Introduction
Julia was designed with multi-threading with in mind, somewhat, given the scientific computing roots of the language. For example, multi threading was highlighted in a 1.3 release blog. And widely used in the community [1].
Example: sum from 1 to 100
Let's first look at an example function. That simply sum from 1 to 100.
f(i) = (sleep(0.005); i);
state = [0]
for x in 1:100
state[1] += f(x)
end
@show state
state = [5050]
Later, we will try to write concurrent / multi-threaded versions of this function to demosntrate incorrect behavior. (we will discuss the difference between "concurrency" and "multi-threading" in a moment).
So here's a version adopted from the blog, except it doesn't work anymore:
states = [0 for i in 1:Threads.nthreads()]
Threads.@threads for x in 1:100
states[Threads.threadid()] += f(x)
end
@show states
@show sum(states)
states = [925, 924, 1508, 1575]
sum(states) = 4932
What's the problem?
The problem is since Julia 1.8, @threads
doesn't mean "run each iteration of loop body in one thread exclusively", it means "schedule N tasks, N is same as number of OS-threads you have"; but more importantly, it defaults to @threads :dynamic
(the old behavior is equivalent to :static
). Under dynamic scheduling, each task you scheduled can migrate between threads, causing race condition.
This is why our dummy f(i)
includes a sleep call, it's an easy way to induce "yielding" and thus causing tasks to migrate. As an example, here's one way how the execution could have gone wrong:
task 1 start running on thread 1, evaluated
threadid()
to be 1, and hitsleep()
when task 1 finished sleeping, it is now on running on thread 2
but it still tries to "write" to
states[1]
however anotehr task at some point evaluated
threadid() == 1
as well, and is now attemping to write to the same index💥💥💥💥
Essentially, because each task no longer has exclusive rights to a thread, using threadid()

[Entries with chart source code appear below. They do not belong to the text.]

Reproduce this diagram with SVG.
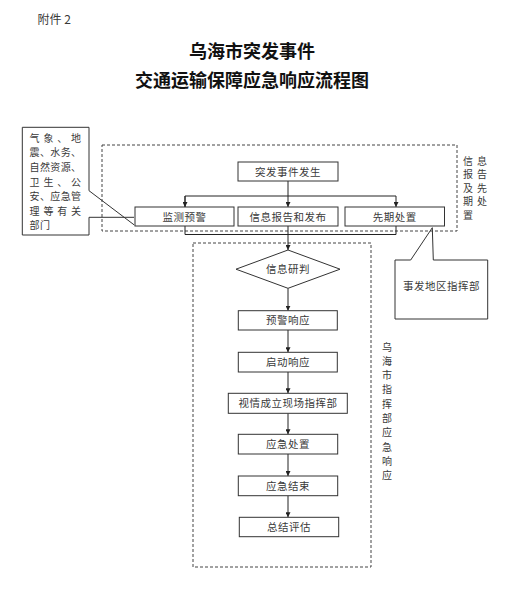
<svg xmlns="http://www.w3.org/2000/svg" width="529" height="600" viewBox="0 0 529 600">
<style>
  .t { font-family: "Noto Sans CJK SC", "Noto Sans", sans-serif; fill: #3a3a3a; }
  .box { font-size: 10.5px; letter-spacing: 0.5px; text-anchor: middle; }
  .small { font-size: 10px; }
  .vt { font-size: 10px; text-anchor: middle; }
  .shape { fill: #fff; stroke: #333; stroke-width: 1; }
  .outline { fill: none; stroke: #333; stroke-width: 1; }
  .dash { fill: none; stroke: #444; stroke-width: 1; stroke-dasharray: 3 2; }
  .conn { fill: none; stroke: #222; stroke-width: 1; }
  .title { font-family: "Noto Sans CJK SC", sans-serif; font-size: 18px; font-weight: bold; fill: #111; text-anchor: middle; }
</style>
<defs>
  <marker id="arr" viewBox="0 0 8 8" refX="8" refY="4" markerWidth="5" markerHeight="5" orient="auto" markerUnits="userSpaceOnUse">
    <path d="M0,0 L8,4 L0,8 Z" fill="#222"/>
  </marker>
</defs>
<rect width="529" height="600" fill="#fff"/>

<text class="t" x="37.5" y="23.5" font-size="12" fill="#222">附件 2</text>
<text class="title" x="252" y="58">乌海市突发事件</text>
<text class="title" x="252" y="87">交通运输保障应急响应流程图</text>

<g id="group-info">
  <rect class="dash" x="102" y="145" width="355" height="86"/>
  <text class="t vt" x="468" y="164.5">信</text>
  <text class="t vt" x="482" y="164.5">息</text>
  <text class="t vt" x="468" y="178">报</text>
  <text class="t vt" x="482" y="178">告</text>
  <text class="t vt" x="468" y="191.5">及</text>
  <text class="t vt" x="482" y="191.5">先</text>
  <text class="t vt" x="468" y="205">期</text>
  <text class="t vt" x="482" y="205">处</text>
  <text class="t vt" x="468" y="218.5">置</text>
</g>

<g id="group-response">
  <rect class="dash" x="193" y="243" width="178" height="324"/>
  <text class="t vt" x="387" y="350.5">乌</text>
  <text class="t vt" x="387" y="364.8">海</text>
  <text class="t vt" x="387" y="379.1">市</text>
  <text class="t vt" x="387" y="393.4">指</text>
  <text class="t vt" x="387" y="407.7">挥</text>
  <text class="t vt" x="387" y="422">部</text>
  <text class="t vt" x="387" y="436.3">应</text>
  <text class="t vt" x="387" y="450.6">急</text>
  <text class="t vt" x="387" y="464.9">响</text>
  <text class="t vt" x="387" y="479.2">应</text>
</g>

<g id="connectors">
  <path class="conn" d="M288,181 V207" marker-end="url(#arr)"/>
  <path class="conn" d="M185,207 V196 H396 V207" marker-end="url(#arr)"/>
  <path class="conn" d="M185,196 V207" marker-end="url(#arr)"/>
  <path class="conn" d="M185,226 V234.5 H396 V226"/>
  <path class="conn" d="M288,226 V250" marker-end="url(#arr)"/>
  <path class="conn" d="M288,288.3 V310.7" marker-end="url(#arr)"/>
  <path class="conn" d="M288,330 V352.3" marker-end="url(#arr)"/>
  <path class="conn" d="M288,372 V393.3" marker-end="url(#arr)"/>
  <path class="conn" d="M288,413.3 V434.3" marker-end="url(#arr)"/>
  <path class="conn" d="M288,454 V476" marker-end="url(#arr)"/>
  <path class="conn" d="M288,495.7 V517.3" marker-end="url(#arr)"/>
</g>

<g id="node-depts">
  <path class="outline" d="M134,217.3 L89,217.3 L89,235 L22.3,235 L22.3,127.3 L89,127.3 L89,190.7 L134.3,225"/>
  <text class="t small" y="141.8" x="29.5 43.4 57.3 71.1">气象、地</text>
  <text class="t small" y="156.4" x="29.5 39.9 50.3 60.7 71.1">震、水务、</text>
  <text class="t small" y="171" x="29.5 39.9 50.3 60.7 71.1">自然资源、</text>
  <text class="t small" y="185.6" x="29.5 43.4 57.3 71.1">卫生、公</text>
  <text class="t small" y="200.2" x="29.5 39.9 50.3 60.7 71.1">安、应急管</text>
  <text class="t small" y="214.8" x="29.5 43.4 57.3 71.1">理等有关</text>
  <text class="t small" y="229.4" x="29.5 39.9">部门</text>
</g>

<g id="node-event">
  <rect class="shape" x="238" y="162" width="100" height="19"/>
  <text class="t box" x="288" y="175.5">突发事件发生</text>
</g>
<g id="node-monitor">
  <rect class="shape" x="135" y="207" width="99" height="19"/>
  <text class="t box" x="184.5" y="220.5">监测预警</text>
</g>
<g id="node-report">
  <rect class="shape" x="238" y="207" width="100" height="19"/>
  <text class="t box" x="288" y="220.5">信息报告和发布</text>
</g>
<g id="node-initial">
  <rect class="shape" x="345" y="207" width="99.5" height="19"/>
  <text class="t box" x="394.7" y="220.5">先期处置</text>
</g>
<g id="node-local">
  <path class="outline" d="M432.3,227.7 L410.7,260 L395,260 L395,319 L487.7,319 L487.7,260 L433.3,260 Z"/>
  <text class="t box" x="441.5" y="290">事发地区指挥部</text>
</g>
<g id="node-judge">
  <polygon class="shape" points="288,250 340,269.2 288,288.3 236,269.2"/>
  <text class="t box" x="288" y="273">信息研判</text>
</g>
<g id="node-warn">
  <rect class="shape" x="238.3" y="310.7" width="99" height="19.3"/>
  <text class="t box" x="288" y="324">预警响应</text>
</g>
<g id="node-start">
  <rect class="shape" x="238.3" y="352.3" width="99" height="19.7"/>
  <text class="t box" x="288" y="366">启动响应</text>
</g>
<g id="node-site">
  <rect class="shape" x="228.3" y="393.3" width="119" height="20"/>
  <text class="t box" x="288" y="407.2">视情成立现场指挥部</text>
</g>
<g id="node-handle">
  <rect class="shape" x="238.3" y="434.3" width="99.4" height="19.7"/>
  <text class="t box" x="288" y="448">应急处置</text>
</g>
<g id="node-end">
  <rect class="shape" x="238.3" y="476" width="99.4" height="19.7"/>
  <text class="t box" x="288" y="489.7">应急结束</text>
</g>
<g id="node-eval">
  <rect class="shape" x="239.3" y="517.3" width="99.4" height="19.4"/>
  <text class="t box" x="289" y="531">总结评估</text>
</g>
</svg>
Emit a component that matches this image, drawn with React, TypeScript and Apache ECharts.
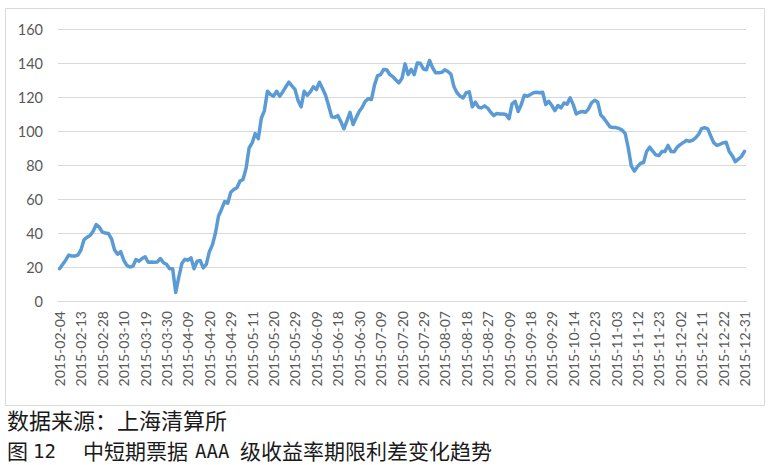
import React, { useEffect, useRef } from "react";
import * as echarts from "echarts";

// Trading-day calendar of the interbank market, 2015-02-04 .. 2015-12-31
const START_DATE = "2015-02-04";
const END_DATE = "2015-12-31";
const HOLIDAYS = [
  "2015-02-18", "2015-02-19", "2015-02-20", "2015-02-23", "2015-02-24",
  "2015-04-06", "2015-05-01", "2015-06-22", "2015-09-03", "2015-09-04",
  "2015-10-01", "2015-10-02", "2015-10-05", "2015-10-06", "2015-10-07",
];
const MAKEUP_DAYS = ["2015-02-15", "2015-02-28", "2015-10-10"];

// Spread (bp), one value per trading day
const SPREAD = [
  19, 21.5, 24, 27, 26.5, 26.5, 27, 30, 36, 37.5,
  38.5, 41, 45, 43.5, 40.5, 40, 39.7, 36.6, 30, 27.5,
  29, 24, 21, 20, 20.5, 24.4, 23.4, 25, 26, 22.8,
  23, 22.8, 23, 25, 22.5, 21.6, 19, 19, 5, 14,
  22, 24.5, 24, 25.4, 19, 23.4, 23.8, 19.5, 21.5, 29,
  33, 40, 50, 54, 58.5, 57.5, 64, 65.6, 66.6, 70.5,
  71.5, 78, 90, 93, 98.5, 95.5, 107.5, 112, 123.4, 121.5,
  120.5, 123.4, 120.5, 123, 126, 128.7, 126.5, 124.5, 118, 114.2,
  123.4, 121, 123, 126, 124.4, 128.7, 125, 121, 115, 108.4,
  108, 109, 105.5, 101.3, 106, 111, 103.8, 107.8, 111.5, 114,
  117.5, 119, 118.5, 127, 132.5, 133.2, 136.2, 136, 133.2, 132,
  130, 128.3, 131, 139.5, 133.2, 136.2, 133.2, 140, 139.8, 136.5,
  136, 141.5, 137.2, 134.2, 134.2, 134.5, 136, 135, 133.5, 126,
  122.5, 120.5, 119.5, 122.5, 123, 114.2, 117, 114, 113.6, 114.8,
  113.5, 111, 109.1, 110.3, 110, 110, 109.7, 107.2, 116, 117.5,
  111.5, 115.5, 121, 120.5, 121.5, 122.5, 122.8, 122.5, 122.8, 115.5,
  117.5, 115, 112, 115, 113.6, 116.5, 115.8, 119.5, 115.5, 110,
  111, 111.5, 111, 113, 116.6, 118.1, 117, 109.5, 107.5, 105,
  102.5, 102, 102, 101.5, 100.5, 98.5, 90, 79.3, 76.4, 79,
  81, 81.5, 88, 90.5, 88.1, 86, 85.5, 88, 88, 91.5,
  88, 87.8, 90.5, 92, 93.2, 94.5, 94, 94.5, 96, 98,
  101.5, 101.9, 101.3, 96.9, 93, 91.5, 92.2, 93, 93.4, 88,
  85.5, 82, 83.5, 85, 88,
];

const Y_MIN = 0;
const Y_MAX = 160;
const Y_STEP = 20;

const SOURCE_TEXT = "数据来源：上海清算所";
const TITLE_PREFIX = "图";
const TITLE_NUMBER = "12";
const TITLE_PART1 = "中短期票据";
const TITLE_RATING = "AAA";
const TITLE_PART2 = "级收益率期限利差变化趋势";

function buildTradingDays(start: string, end: string): string[] {
  const out: string[] = [];
  const hol = new Set(HOLIDAYS);
  const mk = new Set(MAKEUP_DAYS);
  const d = new Date(start + "T00:00:00Z");
  const e = new Date(end + "T00:00:00Z");
  while (d.getTime() <= e.getTime()) {
    const s = d.toISOString().slice(0, 10);
    const wd = d.getUTCDay();
    const weekday = wd >= 1 && wd <= 5;
    if ((weekday && !hol.has(s)) || mk.has(s)) out.push(s);
    d.setUTCDate(d.getUTCDate() + 1);
  }
  return out;
}

const DATES = buildTradingDays(START_DATE, END_DATE);

export default function App() {
  const ref = useRef<HTMLDivElement>(null);
  useEffect(() => {
    if (!ref.current) return;
    const chart = echarts.init(ref.current, null, { renderer: "svg" });
    const cjk = '"Noto Sans CJK SC", sans-serif';
    const mono = '"DejaVu Sans Mono", monospace';
    const capColor = "#1a1a1a";
    const cap = (x: number, y: number, text: string, size: number, family: string) => ({
      type: "text",
      x,
      y,
      silent: true,
      style: {
        text,
        fontSize: size,
        fontFamily: family,
        lineHeight: size,
        fill: capColor,
        verticalAlign: "middle",
      },
    });
    chart.setOption({
      animation: false,
      backgroundColor: "#ffffff",
      grid: { left: 58, right: 25, top: 29, bottom: 164, containLabel: false },
      xAxis: {
        type: "category",
        data: DATES,
        boundaryGap: true,
        axisLine: { show: true, lineStyle: { color: "#d9d9d9", width: 1 } },
        axisTick: { show: false },
        axisLabel: {
          interval: 6,
          rotate: 90,
          margin: 10,
          color: "#595959",
          fontFamily: "Lato, sans-serif",
          fontSize: 14,
        },
        splitLine: { show: false },
      },
      yAxis: {
        type: "value",
        min: Y_MIN,
        max: Y_MAX,
        interval: Y_STEP,
        axisLine: { show: false },
        axisTick: { show: false },
        axisLabel: {
          margin: 15,
          color: "#595959",
          fontFamily: "Lato, sans-serif",
          fontSize: 14.5,
        },
        splitLine: { lineStyle: { color: "#d9d9d9", width: 1 } },
      },
      series: [
        {
          type: "line",
          data: SPREAD,
          symbol: "none",
          lineStyle: { color: "#5b9bd5", width: 3.5, cap: "round", join: "round" },
          itemStyle: { color: "#5b9bd5" },
        },
      ],
      graphic: [
        {
          type: "rect",
          shape: { x: 5.5, y: 8.5, width: 759, height: 397 },
          style: { fill: "none", stroke: "#d9d9d9", lineWidth: 1 },
          silent: true,
        },
        cap(7, 418.5, SOURCE_TEXT, 22, cjk),
        cap(7, 449.5, TITLE_PREFIX, 21, cjk),
        cap(33, 450.5, TITLE_NUMBER, 19, mono),
        cap(83, 449.5, TITLE_PART1, 21, cjk),
        cap(195, 450.5, TITLE_RATING, 19, mono),
        cap(240, 449.5, TITLE_PART2, 21, cjk),
      ],
    });
    return () => chart.dispose();
  }, []);
  return (
    <div
      ref={ref}
      style={{ position: "fixed", left: 0, top: 0, width: 771, height: 465, background: "#fff" }}
    />
  );
}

is very risky business. In fact, fundamentally, this is a concurrency bug.
A working definition is concurrency involves multiple tasks but you may or may not have multiple threads (think actual CPU) working at the same time. You can see the same underlying problem in this construction:
async_state = [0]
@sync for x in 1:100
@async async_state[1] += f(x)
end
# should be 5050
@show async_state
async_state = [100]
The pattern in UnROOT.jl
In ROOT File I/O, we have a slightly more complex problem at hand:
each column is chunked in to clusters, and each cluster is individually compressed on disk
when
getindex(col, idx)
, we need to find the cluster, decompress it, compute localidx, and return the datauser is very likely to also immediately
getindex(col, idx+1)
, so we cache decompressed cluster
I have whipped up a lengthy Discourse post and also an accompanying Github gist if you're interested, but this blog will be self contained for readers.
Naive implementation
For get about cache for a second, what would the a basic getindex()
look like?
function no_cache_getindex(idx)
# 1. find the cluster::UnitRange
cluster = _findrange(all_ranges, idx)
# 2. decompress it
data = _mock_io(cluster)
# 3. compute local index
localidx = idx - first(cluster) + 1
# 4. return user's data
return data[localidx]
end
again, this is way too slow because the data
may have a few thousands elements and user most likely to do getindex(idx+1)
next.
Btw, how do end users interact with this code? In reality it's something like:
for evt in mytree
push!(histogram, evt.col1)
...
end
and mytree.col1
is a column, and eventually it would call
getindex(mytree.col1, idx)
the above functions no_cache_getindex
is basically the essense of the full story.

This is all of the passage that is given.